■ **What is required**
Look through the lines below and extract any with the word "React".

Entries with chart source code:

= = = =

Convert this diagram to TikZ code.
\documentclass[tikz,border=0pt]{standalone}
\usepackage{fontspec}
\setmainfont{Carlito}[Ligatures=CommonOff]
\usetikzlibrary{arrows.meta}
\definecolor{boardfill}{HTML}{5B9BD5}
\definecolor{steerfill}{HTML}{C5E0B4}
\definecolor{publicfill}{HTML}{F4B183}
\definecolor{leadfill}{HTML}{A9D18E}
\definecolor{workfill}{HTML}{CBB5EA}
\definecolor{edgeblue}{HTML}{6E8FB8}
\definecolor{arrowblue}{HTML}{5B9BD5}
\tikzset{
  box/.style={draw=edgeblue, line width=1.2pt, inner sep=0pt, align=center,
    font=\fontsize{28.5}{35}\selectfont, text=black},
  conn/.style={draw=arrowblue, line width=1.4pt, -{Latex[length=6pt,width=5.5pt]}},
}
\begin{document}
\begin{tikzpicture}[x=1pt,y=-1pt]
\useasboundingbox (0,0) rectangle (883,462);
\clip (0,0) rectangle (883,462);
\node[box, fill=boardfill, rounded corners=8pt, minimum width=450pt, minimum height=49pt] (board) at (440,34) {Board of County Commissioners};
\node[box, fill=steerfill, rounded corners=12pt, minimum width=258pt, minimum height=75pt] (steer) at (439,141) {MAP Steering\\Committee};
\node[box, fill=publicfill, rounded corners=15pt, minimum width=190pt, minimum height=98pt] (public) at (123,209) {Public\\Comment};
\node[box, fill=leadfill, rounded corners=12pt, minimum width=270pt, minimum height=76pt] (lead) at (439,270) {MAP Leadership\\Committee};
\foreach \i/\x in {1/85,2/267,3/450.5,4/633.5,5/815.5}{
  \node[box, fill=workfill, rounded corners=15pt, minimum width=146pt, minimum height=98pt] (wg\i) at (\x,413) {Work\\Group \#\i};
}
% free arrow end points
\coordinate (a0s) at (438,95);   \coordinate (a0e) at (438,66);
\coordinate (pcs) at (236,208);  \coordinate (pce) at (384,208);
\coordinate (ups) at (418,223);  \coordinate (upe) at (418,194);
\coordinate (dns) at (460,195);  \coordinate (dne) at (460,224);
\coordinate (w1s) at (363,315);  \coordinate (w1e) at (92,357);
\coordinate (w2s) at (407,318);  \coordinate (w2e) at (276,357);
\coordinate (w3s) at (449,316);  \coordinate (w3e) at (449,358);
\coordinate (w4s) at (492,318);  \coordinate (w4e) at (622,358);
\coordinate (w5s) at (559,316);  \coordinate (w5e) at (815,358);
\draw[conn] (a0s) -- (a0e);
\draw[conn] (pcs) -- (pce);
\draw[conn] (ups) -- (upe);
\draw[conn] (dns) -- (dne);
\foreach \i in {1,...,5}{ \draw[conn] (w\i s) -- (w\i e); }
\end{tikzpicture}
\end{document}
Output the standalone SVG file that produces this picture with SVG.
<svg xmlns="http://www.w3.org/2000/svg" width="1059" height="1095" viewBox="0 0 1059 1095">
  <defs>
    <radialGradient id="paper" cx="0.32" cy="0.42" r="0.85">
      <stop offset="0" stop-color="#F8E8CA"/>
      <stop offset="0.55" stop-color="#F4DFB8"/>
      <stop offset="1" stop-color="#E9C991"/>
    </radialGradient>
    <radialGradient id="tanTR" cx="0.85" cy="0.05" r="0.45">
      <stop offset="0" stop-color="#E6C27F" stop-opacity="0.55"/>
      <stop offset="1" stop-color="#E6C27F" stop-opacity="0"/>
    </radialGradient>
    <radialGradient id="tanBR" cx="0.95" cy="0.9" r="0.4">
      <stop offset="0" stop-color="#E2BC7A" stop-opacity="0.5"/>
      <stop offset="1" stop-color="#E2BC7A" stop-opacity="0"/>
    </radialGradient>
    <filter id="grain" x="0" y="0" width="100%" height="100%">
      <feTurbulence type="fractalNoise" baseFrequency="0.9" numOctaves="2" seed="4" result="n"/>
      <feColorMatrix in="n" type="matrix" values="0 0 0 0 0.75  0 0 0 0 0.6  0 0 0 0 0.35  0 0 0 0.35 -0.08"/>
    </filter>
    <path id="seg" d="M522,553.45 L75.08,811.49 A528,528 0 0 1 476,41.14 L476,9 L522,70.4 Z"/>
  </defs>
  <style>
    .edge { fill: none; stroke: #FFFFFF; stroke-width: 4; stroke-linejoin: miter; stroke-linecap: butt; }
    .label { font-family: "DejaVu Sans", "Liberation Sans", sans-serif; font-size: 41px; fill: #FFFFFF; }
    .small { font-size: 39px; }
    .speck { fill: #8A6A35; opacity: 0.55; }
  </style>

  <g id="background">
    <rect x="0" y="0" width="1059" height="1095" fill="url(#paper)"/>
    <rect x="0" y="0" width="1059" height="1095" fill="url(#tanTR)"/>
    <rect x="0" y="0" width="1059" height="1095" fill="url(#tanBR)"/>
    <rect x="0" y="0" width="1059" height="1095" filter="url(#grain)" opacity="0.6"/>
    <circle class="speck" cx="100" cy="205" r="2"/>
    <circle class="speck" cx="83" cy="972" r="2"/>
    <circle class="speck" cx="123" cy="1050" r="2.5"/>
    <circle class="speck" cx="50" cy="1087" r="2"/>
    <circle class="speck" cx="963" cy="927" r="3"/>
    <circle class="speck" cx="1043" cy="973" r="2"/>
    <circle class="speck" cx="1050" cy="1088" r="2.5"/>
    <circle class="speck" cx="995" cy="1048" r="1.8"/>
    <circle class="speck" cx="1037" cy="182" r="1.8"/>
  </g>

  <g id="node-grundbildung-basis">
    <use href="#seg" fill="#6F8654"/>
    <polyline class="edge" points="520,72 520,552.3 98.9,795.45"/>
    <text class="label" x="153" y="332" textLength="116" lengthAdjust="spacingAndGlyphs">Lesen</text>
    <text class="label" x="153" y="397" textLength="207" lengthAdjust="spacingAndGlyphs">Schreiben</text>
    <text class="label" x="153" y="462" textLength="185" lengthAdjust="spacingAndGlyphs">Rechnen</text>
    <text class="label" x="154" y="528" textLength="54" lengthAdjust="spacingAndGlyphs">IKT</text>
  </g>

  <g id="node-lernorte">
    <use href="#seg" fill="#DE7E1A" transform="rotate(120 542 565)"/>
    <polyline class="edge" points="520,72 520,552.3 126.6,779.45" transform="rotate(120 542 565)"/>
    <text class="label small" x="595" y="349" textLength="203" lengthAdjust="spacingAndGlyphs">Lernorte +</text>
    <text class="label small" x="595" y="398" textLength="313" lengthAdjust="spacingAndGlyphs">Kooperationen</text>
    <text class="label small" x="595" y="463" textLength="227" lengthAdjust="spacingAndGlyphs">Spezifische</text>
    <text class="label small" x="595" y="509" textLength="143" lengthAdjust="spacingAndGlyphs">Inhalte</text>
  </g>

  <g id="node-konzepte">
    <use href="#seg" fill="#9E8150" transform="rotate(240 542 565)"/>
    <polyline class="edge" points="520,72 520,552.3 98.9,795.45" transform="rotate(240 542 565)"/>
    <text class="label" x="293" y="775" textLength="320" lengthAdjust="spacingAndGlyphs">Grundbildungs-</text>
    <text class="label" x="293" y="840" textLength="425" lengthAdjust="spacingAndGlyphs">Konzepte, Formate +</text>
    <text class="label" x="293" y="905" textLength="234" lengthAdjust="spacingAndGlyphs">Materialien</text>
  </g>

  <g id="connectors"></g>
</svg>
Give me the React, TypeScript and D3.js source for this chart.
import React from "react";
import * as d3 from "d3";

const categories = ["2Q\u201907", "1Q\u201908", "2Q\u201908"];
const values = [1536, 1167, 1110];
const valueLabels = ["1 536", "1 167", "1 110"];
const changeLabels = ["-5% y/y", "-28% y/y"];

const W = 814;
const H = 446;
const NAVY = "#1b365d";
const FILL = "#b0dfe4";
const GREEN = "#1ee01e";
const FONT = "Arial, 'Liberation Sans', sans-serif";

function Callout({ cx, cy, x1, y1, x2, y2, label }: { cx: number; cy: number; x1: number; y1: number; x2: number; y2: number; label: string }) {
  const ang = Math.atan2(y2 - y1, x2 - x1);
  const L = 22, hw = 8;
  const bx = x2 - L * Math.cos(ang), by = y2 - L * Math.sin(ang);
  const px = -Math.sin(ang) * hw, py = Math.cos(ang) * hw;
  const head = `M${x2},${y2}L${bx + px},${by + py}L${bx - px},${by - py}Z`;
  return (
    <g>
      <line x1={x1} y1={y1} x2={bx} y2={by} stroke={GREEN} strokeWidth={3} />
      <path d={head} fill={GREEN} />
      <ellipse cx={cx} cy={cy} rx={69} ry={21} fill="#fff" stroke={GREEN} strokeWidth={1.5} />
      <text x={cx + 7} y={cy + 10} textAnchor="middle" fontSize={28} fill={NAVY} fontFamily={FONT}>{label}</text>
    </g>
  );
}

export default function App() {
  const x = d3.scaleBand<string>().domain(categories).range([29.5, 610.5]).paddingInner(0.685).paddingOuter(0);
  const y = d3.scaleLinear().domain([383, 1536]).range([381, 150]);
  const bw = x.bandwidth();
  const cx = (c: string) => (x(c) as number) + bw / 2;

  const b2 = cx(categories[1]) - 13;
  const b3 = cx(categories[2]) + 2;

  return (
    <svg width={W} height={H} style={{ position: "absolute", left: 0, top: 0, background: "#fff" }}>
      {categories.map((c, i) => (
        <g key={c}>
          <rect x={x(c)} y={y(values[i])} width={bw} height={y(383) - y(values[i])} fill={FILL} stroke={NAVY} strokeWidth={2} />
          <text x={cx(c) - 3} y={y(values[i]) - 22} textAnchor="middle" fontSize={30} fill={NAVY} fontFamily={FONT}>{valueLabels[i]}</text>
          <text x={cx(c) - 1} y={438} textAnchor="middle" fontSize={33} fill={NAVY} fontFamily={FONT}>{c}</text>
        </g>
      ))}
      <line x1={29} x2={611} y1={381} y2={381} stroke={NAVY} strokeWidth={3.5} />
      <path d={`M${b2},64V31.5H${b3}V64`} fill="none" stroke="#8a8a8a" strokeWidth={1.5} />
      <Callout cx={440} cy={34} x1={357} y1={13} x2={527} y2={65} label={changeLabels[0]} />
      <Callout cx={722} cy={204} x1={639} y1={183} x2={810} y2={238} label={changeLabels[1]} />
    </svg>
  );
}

= = = =

■ **Solution for this problem**
Give me the React, TypeScript and D3.js source for this chart.
import React from "react";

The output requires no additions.